== DIRECTIONS FOR THIS TASK ==
Print the listing in its entirety and exactly, leaving out images.

== RAW DATA ==
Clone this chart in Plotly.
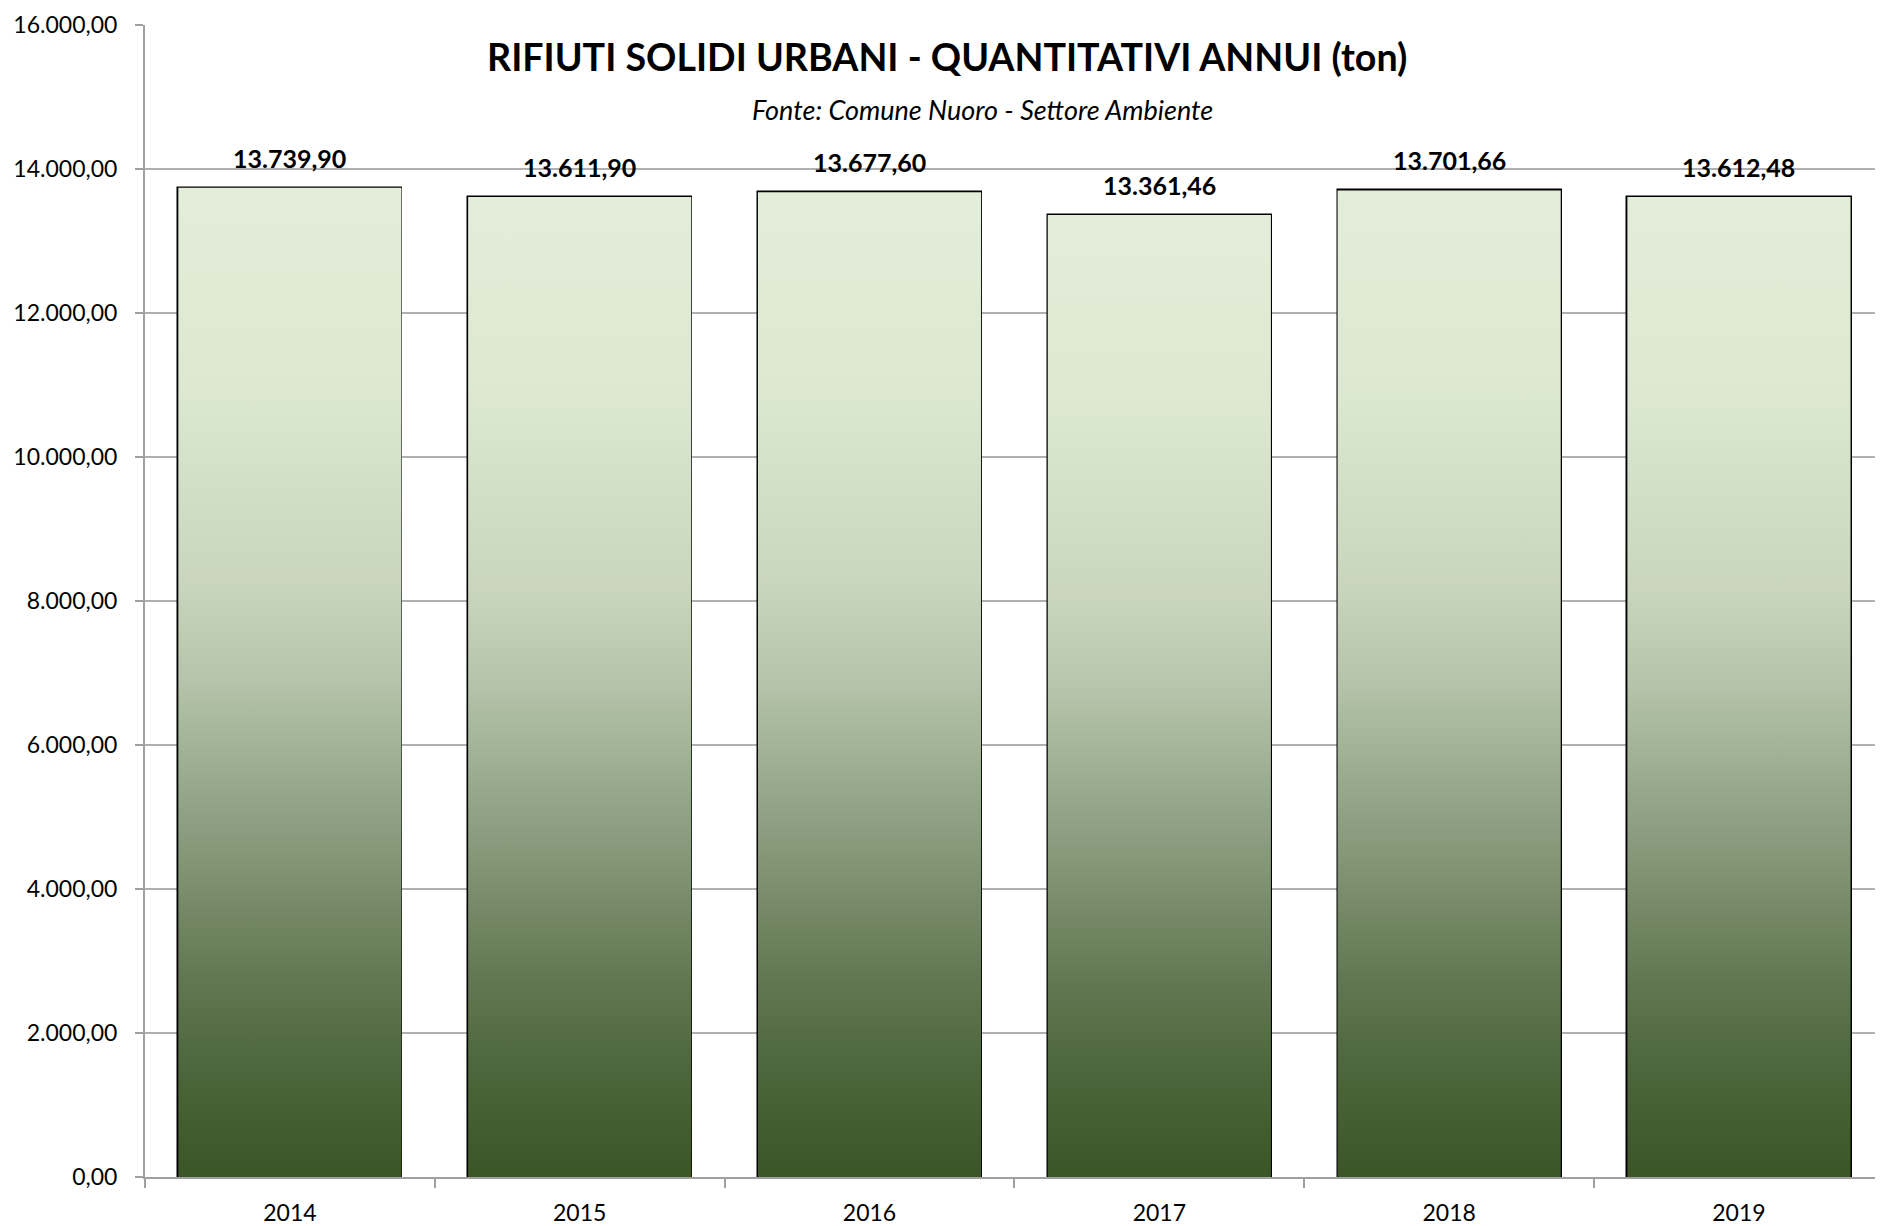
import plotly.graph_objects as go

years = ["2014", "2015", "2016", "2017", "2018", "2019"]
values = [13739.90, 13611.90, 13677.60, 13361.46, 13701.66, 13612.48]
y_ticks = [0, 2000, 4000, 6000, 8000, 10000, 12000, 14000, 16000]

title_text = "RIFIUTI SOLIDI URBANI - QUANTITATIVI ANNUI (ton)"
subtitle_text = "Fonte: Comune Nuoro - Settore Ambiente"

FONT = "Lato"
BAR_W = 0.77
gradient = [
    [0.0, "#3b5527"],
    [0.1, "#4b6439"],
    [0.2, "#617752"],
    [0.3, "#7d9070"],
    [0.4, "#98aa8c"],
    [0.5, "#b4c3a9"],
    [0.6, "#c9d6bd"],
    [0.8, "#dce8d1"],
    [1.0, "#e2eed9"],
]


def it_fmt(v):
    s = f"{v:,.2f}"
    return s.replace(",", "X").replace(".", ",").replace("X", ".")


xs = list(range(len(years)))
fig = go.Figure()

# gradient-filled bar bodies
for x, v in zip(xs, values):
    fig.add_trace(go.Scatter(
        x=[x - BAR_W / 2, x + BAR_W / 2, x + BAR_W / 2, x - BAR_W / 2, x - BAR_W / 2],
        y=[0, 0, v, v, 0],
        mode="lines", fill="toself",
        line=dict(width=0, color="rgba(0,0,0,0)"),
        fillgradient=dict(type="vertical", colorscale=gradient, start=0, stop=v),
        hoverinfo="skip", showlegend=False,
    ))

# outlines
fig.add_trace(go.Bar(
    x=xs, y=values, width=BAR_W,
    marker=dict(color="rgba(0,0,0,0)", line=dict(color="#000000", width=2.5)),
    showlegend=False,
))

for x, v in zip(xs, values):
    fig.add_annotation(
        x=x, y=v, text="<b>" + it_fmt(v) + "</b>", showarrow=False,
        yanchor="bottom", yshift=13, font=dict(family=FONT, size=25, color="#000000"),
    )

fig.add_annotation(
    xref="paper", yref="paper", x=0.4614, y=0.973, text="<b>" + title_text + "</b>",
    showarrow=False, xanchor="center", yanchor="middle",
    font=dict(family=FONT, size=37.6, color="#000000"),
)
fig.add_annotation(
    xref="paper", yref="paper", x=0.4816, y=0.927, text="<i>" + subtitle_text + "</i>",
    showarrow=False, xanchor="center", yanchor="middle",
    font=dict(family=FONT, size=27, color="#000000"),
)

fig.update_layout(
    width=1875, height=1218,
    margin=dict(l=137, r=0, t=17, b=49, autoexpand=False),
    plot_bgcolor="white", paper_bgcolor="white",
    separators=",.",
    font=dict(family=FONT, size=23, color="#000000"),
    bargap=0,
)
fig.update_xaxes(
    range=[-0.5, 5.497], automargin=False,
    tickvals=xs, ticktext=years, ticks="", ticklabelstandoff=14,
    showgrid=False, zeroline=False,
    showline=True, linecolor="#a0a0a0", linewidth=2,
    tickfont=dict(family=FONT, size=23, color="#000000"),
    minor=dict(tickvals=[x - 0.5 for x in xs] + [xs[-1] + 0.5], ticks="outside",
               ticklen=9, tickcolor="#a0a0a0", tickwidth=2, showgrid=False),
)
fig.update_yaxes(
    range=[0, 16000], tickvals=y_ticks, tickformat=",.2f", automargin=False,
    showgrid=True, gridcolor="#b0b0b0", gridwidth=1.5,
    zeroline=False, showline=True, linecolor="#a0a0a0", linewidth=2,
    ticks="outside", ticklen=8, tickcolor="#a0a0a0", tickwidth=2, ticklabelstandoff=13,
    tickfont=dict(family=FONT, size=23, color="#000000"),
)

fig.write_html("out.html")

== PROBLEM SOLUTION ==
Clone this chart in Plotly.
import plotly.graph_objects as go

years = ["2014", "2015", "2016", "2017", "2018", "2019"]
values = [13739.90, 13611.90, 13677.60, 13361.46, 13701.66, 13612.48]
y_ticks = [0, 2000, 4000, 6000, 8000, 10000, 12000, 14000, 16000]

title_text = "RIFIUTI SOLIDI URBANI - QUANTITATIVI ANNUI (ton)"
subtitle_text = "Fonte: Comune Nuoro - Settore Ambiente"

FONT = "Lato"
BAR_W = 0.77
gradient = [
    [0.0, "#3b5527"],
    [0.1, "#4b6439"],
    [0.2, "#617752"],
    [0.3, "#7d9070"],
    [0.4, "#98aa8c"],
    [0.5, "#b4c3a9"],
    [0.6, "#c9d6bd"],
    [0.8, "#dce8d1"],
    [1.0, "#e2eed9"],
]


def it_fmt(v):
    s = f"{v:,.2f}"
    return s.replace(",", "X").replace(".", ",").replace("X", ".")


xs = list(range(len(years)))
fig = go.Figure()

# gradient-filled bar bodies
for x, v in zip(xs, values):
    fig.add_trace(go.Scatter(
        x=[x - BAR_W / 2, x + BAR_W / 2, x + BAR_W / 2, x - BAR_W / 2, x - BAR_W / 2],
        y=[0, 0, v, v, 0],
        mode="lines", fill="toself",
        line=dict(width=0, color="rgba(0,0,0,0)"),
        fillgradient=dict(type="vertical", colorscale=gradient, start=0, stop=v),
        hoverinfo="skip", showlegend=False,
    ))

# outlines
fig.add_trace(go.Bar(
    x=xs, y=values, width=BAR_W,
    marker=dict(color="rgba(0,0,0,0)", line=dict(color="#000000", width=2.5)),
    showlegend=False,
))

for x, v in zip(xs, values):
    fig.add_annotation(
        x=x, y=v, text="<b>" + it_fmt(v) + "</b>", showarrow=False,
        yanchor="bottom", yshift=13, font=dict(family=FONT, size=25, color="#000000"),
    )

fig.add_annotation(
    xref="paper", yref="paper", x=0.4614, y=0.973, text="<b>" + title_text + "</b>",
    showarrow=False, xanchor="center", yanchor="middle",
    font=dict(family=FONT, size=37.6, color="#000000"),
)
fig.add_annotation(
    xref="paper", yref="paper", x=0.4816, y=0.927, text="<i>" + subtitle_text + "</i>",
    showarrow=False, xanchor="center", yanchor="middle",
    font=dict(family=FONT, size=27, color="#000000"),
)

fig.update_layout(
    width=1875, height=1218,
    margin=dict(l=137, r=0, t=17, b=49, autoexpand=False),
    plot_bgcolor="white", paper_bgcolor="white",
    separators=",.",
    font=dict(family=FONT, size=23, color="#000000"),
    bargap=0,
)
fig.update_xaxes(
    range=[-0.5, 5.497], automargin=False,
    tickvals=xs, ticktext=years, ticks="", ticklabelstandoff=14,
    showgrid=False, zeroline=False,
    showline=True, linecolor="#a0a0a0", linewidth=2,
    tickfont=dict(family=FONT, size=23, color="#000000"),
    minor=dict(tickvals=[x - 0.5 for x in xs] + [xs[-1] + 0.5], ticks="outside",
               ticklen=9, tickcolor="#a0a0a0", tickwidth=2, showgrid=False),
)
fig.update_yaxes(
    range=[0, 16000], tickvals=y_ticks, tickformat=",.2f", automargin=False,
    showgrid=True, gridcolor="#b0b0b0", gridwidth=1.5,
    zeroline=False, showline=True, linecolor="#a0a0a0", linewidth=2,
    ticks="outside", ticklen=8, tickcolor="#a0a0a0", tickwidth=2, ticklabelstandoff=13,
    tickfont=dict(family=FONT, size=23, color="#000000"),
)

fig.write_html("out.html")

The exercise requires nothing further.